Saint Patrick lived during the fifth century and is credited for bringing Christianity to the people of Ireland. When he was 16 years old he was kidnapped and taken to Ireland to be a slave. After he escaped, he eventually returned to Ireland because he believed it was his mission to spread the word of God to the Irish. He is also well-known for his legendary explanation of the Holy Spirit using the three leaves of the native Irish clover, the shamrock. Centuries after Patrick’s death his life ingrained in the Irish culture and his legends became that of folklore. Finally, around the 9th or 10th century, the people of Ireland started celebrating St. Patrick’s Day on March 17th, the day in which it is believed that Saint Patrick died.
In Ireland, St. Patrick’s Day was observed as a Roman Catholic feast day where families would traditionally go to church and celebrate by dancing, eating, and drinking in the evening.

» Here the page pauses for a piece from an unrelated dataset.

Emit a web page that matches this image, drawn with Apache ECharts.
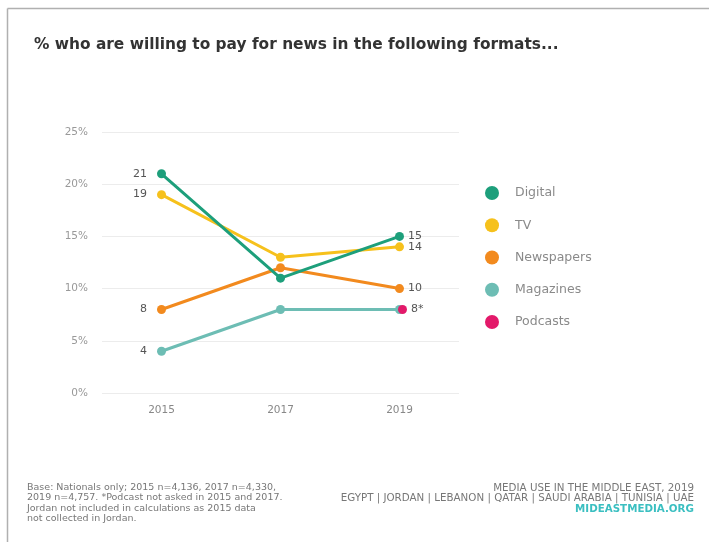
<!DOCTYPE html>
<html>
<head>
<meta charset="utf-8">
<script src="https://cdn.jsdelivr.net/npm/echarts@6/dist/echarts.min.js"></script>
<style>
  html, body { margin: 0; padding: 0; background: #fff; }
  #chart { width: 709px; height: 542px; }
</style>
</head>
<body>
<div id="chart"></div>
<script>
// Survey years on the x axis
const years = ['2015', '2017', '2019'];

// Share (%) willing to pay for news, by format
const digital = [21, 11, 15];
const tv = [19, 13, 14];
const newspapers = [8, 12, 10];
const magazines = [4, 8, 8];
const podcasts = [null, null, 8]; // only asked in 2019

const yTicks = [0, 5, 10, 15, 20, 25];

const colors = {
  Digital: '#1d9f7b',
  TV: '#f6c11c',
  Newspapers: '#f28a1e',
  Magazines: '#6dbdb4',
  Podcasts: '#e3196a'
};

const FONT = '"DejaVu Sans", sans-serif';

// Value labels only at the first and last year
function endLabels(showFirst, showLast, suffix) {
  return function (p) {
    if (p.dataIndex === 0 && showFirst) return p.value + (suffix || '');
    if (p.dataIndex === years.length - 1 && showLast) return p.value + (suffix || '');
    return '';
  };
}

function lineSeries(name, data, opts) {
  opts = opts || {};
  const s = {
    name: name,
    type: 'line',
    data: data.map(function (v, i) {
      if (v === null) return v;
      return {
        value: v,
        label: i === 0 ? { position: 'left', distance: 10 } : { position: 'right', distance: 4 }
      };
    }),
    symbol: 'circle',
    symbolSize: 9,
    lineStyle: { width: 3, color: colors[name] },
    itemStyle: { color: colors[name] },
    label: {
      show: true,
      color: '#555',
      fontSize: 11,
      fontFamily: FONT,
      formatter: endLabels(opts.first !== false, opts.last !== false, opts.suffix)
    },
    emphasis: { disabled: true },
    z: opts.z || 2
  };
  if (opts.symbolOffset) s.symbolOffset = opts.symbolOffset;
  return s;
}

// Footer lines, each a single right-aligned text element
const footRight = [
  { text: 'MEDIA USE IN THE MIDDLE EAST, 2019', fill: '#777', bold: false },
  { text: 'EGYPT | JORDAN | LEBANON | QATAR | SAUDI ARABIA | TUNISIA | UAE', fill: '#777', bold: false },
  { text: 'MIDEASTMEDIA.ORG', fill: '#3bbfc1', bold: true }
];

const chart = echarts.init(document.getElementById('chart'), null, { renderer: 'canvas' });

const graphics = [
  // outer frame: top and left rules
  { type: 'line', shape: { x1: 7.5, y1: 8.5, x2: 709, y2: 8.5 }, style: { stroke: '#b0b0b0', lineWidth: 1.5 } },
  { type: 'line', shape: { x1: 7.5, y1: 8.5, x2: 7.5, y2: 542 }, style: { stroke: '#b0b0b0', lineWidth: 1.5 } },
  {
    type: 'text', x: 27, y: 482,
    style: {
      text: 'Base: Nationals only; 2015 n=4,136, 2017 n=4,330,\n2019 n=4,757. *Podcast not asked in 2015 and 2017.\nJordan not included in calculations as 2015 data\nnot collected in Jordan.',
      fill: '#777', fontSize: 9.5, lineHeight: 10.5, fontFamily: FONT
    }
  }
];
footRight.forEach(function (ln, i) {
  graphics.push({
    type: 'text', x: 694, y: 488 + i * 10.5,
    style: {
      text: ln.text, fill: ln.fill, fontSize: 10.3, fontFamily: FONT,
      fontWeight: ln.bold ? 'bold' : 'normal',
      align: 'right', verticalAlign: 'middle'
    }
  });
});

chart.setOption({
  backgroundColor: '#fff',
  animation: false,
  title: {
    text: '% who are willing to pay for news in the following formats...',
    left: 34,
    top: 37,
    padding: 0,
    textStyle: { fontSize: 15.4, fontWeight: 'bold', color: '#333', fontFamily: FONT }
  },
  legend: {
    orient: 'vertical',
    left: 485,
    top: 186,
    padding: 0,
    icon: 'circle',
    itemWidth: 14,
    itemHeight: 14,
    itemGap: 18.25,
    data: ['Digital', 'TV', 'Newspapers', 'Magazines', 'Podcasts'],
    textStyle: { color: '#8a8a8a', fontSize: 12.5, fontFamily: FONT, padding: [0, 0, 0, 11] },
    selectedMode: false
  },
  grid: { left: 102, top: 132, width: 357, height: 261 },
  xAxis: {
    type: 'category',
    data: years,
    boundaryGap: true,
    axisLine: { show: false },
    axisTick: { show: false },
    axisLabel: { color: '#888', fontSize: 10.5, fontFamily: FONT, margin: 12 }
  },
  yAxis: {
    type: 'value',
    min: yTicks[0],
    max: yTicks[yTicks.length - 1],
    interval: 5,
    axisLine: { show: false },
    axisTick: { show: false },
    splitLine: { lineStyle: { color: '#ececec', width: 1 } },
    axisLabel: { color: '#999', fontSize: 10.5, fontFamily: FONT, margin: 14, formatter: '{value}%' }
  },
  series: [
    lineSeries('Magazines', magazines, { last: false, z: 2 }),
    lineSeries('Newspapers', newspapers, { z: 3 }),
    lineSeries('TV', tv, { z: 4 }),
    lineSeries('Digital', digital, { z: 5 }),
    lineSeries('Podcasts', podcasts, { suffix: '*', z: 6, symbolOffset: [3, 0] })
  ],
  graphic: graphics
});
</script>
</body>
</html>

Due to the Great Potato Famine in Ireland in 1845, up to one million poor irish immigrants fled to America in order to escape the harsh conditions and starvation. The Irish settlers then brought their St. Patrick feast day traditions with them when they came to America. Over the centuries, the number of Irish people immigrating to the U.S. increased and so did Irish patriotism. Homesick settlers wanted to feel connected with their culture and homeland so they started hosting events to honor their Irish traditions and culture. The first recorded St. Patrick’s Day parade was in 1762 and it was held in New York City.
Unfortunately, Americans did not seem to take to the St. Patrick’s Day festivities at first. Newspapers portrayed the Irish celebrating their heritage in the streets as drunk, rambunctious, and violent. However, as the number of American Irish people grew, they realized the strength they had in numbers and united to fight the prejudices surrounding their people. The Irish community even became known as the “green machine” in political circles and capturing these votes became an important way to swing an election.
The negative view towards Irish Americans and their traditions quickly changed as St. Patrick’s Day parades became ways to showcase and show support to the Irish culture.
St. Patrick’s Day is celebrated around the world in countries like Canada, Australia, Russia, and even Japan. But, North America hosts the largest St. Patrick’s event with the holiday becoming commercialized in the media consumption. Companies such as Krispy Kreme, McDonalds, and Baskin Robbins join in on the festivities and release green and shamrock themed products during the month of March.
From a traditionally religious day meant for feasting and spending time with family. To a holiday meant to pay tribute to Irish culture and traditions, St. Patrick’s Day has transformed into an international celebration with drinking, parades, leprechauns, gold, and more.